■ **Problem**:
Your task is to retype, word for word, the lines from the start of the data through the line holding "import seaborn as sns". Do not include the pictures.

* begin *

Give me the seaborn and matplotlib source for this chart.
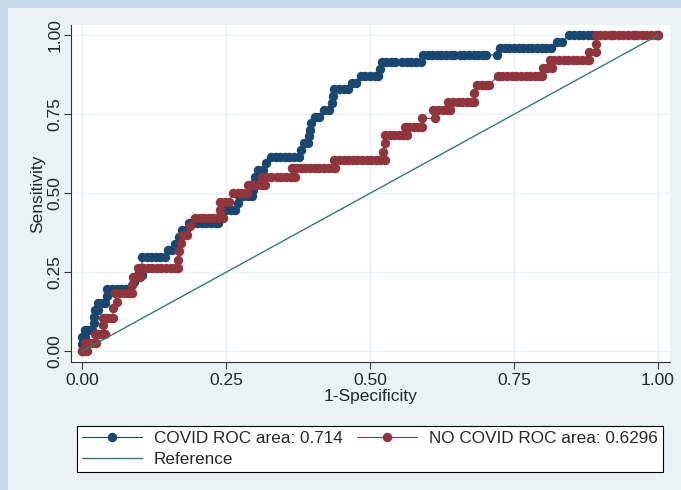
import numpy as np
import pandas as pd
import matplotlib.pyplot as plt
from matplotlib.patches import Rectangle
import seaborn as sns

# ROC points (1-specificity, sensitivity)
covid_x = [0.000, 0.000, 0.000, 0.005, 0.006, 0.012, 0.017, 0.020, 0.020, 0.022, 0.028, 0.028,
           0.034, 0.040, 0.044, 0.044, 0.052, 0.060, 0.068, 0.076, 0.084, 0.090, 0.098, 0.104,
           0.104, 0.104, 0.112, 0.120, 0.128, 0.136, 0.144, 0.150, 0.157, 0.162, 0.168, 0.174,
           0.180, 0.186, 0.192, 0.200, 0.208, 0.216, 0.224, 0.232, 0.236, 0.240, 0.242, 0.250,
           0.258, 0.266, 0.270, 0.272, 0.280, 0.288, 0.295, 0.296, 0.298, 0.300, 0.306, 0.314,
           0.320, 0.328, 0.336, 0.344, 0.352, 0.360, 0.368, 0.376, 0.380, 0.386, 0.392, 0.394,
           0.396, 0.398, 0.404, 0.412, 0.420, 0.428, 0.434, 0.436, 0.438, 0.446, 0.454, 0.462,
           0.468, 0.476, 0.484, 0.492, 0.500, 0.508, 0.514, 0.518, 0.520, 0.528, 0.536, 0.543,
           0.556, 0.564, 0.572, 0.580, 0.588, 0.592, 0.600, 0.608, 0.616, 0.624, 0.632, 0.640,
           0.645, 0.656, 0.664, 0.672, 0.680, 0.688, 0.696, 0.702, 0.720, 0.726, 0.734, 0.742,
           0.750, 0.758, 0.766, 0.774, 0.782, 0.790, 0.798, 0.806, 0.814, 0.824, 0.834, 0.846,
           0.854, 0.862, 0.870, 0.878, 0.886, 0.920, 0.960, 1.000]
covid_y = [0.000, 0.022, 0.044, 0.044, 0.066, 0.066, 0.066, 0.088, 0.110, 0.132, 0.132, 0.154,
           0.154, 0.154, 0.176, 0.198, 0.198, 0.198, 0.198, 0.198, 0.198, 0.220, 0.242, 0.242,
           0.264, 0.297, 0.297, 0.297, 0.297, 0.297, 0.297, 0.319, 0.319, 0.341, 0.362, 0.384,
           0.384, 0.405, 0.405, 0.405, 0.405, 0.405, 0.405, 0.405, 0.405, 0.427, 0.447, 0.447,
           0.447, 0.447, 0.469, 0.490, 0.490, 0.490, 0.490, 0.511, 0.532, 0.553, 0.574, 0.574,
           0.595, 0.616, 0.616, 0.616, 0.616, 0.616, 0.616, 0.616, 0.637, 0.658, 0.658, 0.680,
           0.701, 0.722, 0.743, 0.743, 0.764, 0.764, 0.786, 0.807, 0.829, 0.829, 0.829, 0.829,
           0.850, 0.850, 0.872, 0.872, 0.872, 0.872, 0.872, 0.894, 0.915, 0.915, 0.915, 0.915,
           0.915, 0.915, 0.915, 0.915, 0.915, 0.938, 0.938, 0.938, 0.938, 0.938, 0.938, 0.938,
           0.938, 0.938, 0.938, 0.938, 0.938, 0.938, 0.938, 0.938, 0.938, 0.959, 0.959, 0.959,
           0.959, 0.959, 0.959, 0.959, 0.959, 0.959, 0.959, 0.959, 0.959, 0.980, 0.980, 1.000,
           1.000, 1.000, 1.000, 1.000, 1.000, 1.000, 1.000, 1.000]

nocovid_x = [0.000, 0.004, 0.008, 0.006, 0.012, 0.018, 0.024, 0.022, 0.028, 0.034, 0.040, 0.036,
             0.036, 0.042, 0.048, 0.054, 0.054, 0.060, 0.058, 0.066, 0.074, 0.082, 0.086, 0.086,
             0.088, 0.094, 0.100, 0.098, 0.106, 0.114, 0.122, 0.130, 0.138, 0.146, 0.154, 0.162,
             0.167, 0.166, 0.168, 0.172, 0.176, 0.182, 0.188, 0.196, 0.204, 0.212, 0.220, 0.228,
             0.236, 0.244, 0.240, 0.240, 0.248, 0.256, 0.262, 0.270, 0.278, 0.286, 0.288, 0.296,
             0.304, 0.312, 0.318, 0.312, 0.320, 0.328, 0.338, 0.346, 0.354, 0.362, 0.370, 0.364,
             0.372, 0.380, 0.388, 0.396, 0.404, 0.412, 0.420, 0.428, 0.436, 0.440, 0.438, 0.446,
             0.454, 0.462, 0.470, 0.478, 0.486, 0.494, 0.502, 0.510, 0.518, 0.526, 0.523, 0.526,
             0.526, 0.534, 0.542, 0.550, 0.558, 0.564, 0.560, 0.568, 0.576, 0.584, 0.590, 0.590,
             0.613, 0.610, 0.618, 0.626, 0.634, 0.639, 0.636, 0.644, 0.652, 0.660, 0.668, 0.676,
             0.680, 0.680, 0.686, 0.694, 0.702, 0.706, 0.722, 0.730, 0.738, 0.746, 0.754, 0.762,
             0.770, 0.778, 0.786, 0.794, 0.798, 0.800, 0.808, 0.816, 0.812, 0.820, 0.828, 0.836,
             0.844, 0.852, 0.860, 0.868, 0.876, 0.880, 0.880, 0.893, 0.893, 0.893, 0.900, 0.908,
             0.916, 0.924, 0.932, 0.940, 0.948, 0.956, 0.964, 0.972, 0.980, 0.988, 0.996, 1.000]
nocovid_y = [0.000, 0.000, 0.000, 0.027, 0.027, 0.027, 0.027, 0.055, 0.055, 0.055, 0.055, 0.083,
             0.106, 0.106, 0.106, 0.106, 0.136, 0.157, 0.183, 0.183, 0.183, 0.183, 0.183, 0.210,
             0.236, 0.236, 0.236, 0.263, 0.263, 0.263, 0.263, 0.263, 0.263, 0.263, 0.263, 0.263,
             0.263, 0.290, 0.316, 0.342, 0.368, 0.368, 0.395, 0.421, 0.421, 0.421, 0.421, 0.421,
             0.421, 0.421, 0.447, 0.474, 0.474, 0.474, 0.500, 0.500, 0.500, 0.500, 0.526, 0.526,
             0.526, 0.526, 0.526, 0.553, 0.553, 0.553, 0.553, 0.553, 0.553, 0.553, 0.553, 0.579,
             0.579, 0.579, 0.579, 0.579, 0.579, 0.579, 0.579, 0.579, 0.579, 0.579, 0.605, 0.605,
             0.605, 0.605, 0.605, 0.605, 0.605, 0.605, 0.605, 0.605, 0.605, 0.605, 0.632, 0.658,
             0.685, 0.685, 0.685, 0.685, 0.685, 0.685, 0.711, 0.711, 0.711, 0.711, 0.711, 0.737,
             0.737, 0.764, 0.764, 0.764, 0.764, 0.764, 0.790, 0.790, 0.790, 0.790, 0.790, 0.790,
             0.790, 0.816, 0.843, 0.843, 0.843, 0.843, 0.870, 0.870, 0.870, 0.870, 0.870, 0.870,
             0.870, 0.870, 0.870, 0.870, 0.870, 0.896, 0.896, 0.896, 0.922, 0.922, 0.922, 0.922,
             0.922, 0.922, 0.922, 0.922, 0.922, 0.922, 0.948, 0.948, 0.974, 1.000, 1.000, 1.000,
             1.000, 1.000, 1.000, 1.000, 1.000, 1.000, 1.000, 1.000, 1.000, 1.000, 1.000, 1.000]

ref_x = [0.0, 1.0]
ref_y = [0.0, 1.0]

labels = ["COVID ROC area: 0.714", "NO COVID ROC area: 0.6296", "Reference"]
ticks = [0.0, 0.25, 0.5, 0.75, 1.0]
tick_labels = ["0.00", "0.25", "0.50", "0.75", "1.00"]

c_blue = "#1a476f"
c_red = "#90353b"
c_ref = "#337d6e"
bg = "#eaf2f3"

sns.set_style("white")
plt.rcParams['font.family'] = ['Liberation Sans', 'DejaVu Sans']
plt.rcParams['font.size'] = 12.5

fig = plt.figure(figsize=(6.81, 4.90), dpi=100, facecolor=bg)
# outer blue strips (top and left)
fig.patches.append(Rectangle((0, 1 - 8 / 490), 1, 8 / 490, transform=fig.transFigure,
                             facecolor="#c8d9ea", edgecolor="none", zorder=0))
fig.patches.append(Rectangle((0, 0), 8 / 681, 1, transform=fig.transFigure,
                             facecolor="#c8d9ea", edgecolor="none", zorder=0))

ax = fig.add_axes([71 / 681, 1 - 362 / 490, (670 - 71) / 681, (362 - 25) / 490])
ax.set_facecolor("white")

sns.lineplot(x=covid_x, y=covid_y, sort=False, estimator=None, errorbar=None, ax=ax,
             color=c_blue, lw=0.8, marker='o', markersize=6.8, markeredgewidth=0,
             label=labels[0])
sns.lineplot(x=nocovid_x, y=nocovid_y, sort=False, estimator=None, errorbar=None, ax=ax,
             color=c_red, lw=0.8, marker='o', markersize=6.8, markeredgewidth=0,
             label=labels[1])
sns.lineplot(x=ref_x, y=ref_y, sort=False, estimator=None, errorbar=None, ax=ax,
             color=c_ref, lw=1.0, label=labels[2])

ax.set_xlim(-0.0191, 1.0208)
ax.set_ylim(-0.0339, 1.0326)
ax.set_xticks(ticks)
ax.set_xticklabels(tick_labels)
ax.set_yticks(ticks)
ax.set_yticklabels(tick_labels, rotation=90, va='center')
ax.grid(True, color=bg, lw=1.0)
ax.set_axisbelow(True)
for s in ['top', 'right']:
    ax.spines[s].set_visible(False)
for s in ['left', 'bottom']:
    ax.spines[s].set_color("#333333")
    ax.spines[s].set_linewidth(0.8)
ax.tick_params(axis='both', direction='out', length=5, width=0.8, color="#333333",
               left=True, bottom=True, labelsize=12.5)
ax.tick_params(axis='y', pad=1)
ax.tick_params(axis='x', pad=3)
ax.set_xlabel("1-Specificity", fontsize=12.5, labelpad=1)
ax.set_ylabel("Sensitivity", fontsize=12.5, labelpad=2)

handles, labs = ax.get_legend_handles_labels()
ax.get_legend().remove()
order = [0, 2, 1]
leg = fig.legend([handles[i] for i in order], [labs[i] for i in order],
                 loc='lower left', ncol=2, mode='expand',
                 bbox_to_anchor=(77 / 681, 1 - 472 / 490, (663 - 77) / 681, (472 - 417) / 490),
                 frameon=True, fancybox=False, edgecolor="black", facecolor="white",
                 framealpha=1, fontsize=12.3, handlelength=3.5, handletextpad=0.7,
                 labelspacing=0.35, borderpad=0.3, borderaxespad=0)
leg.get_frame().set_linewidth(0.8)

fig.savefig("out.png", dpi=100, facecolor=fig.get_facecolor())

* end *

■ **Answer below**:
Give me the seaborn and matplotlib source for this chart.
import numpy as np
import pandas as pd
import matplotlib.pyplot as plt
from matplotlib.patches import Rectangle
import seaborn as sns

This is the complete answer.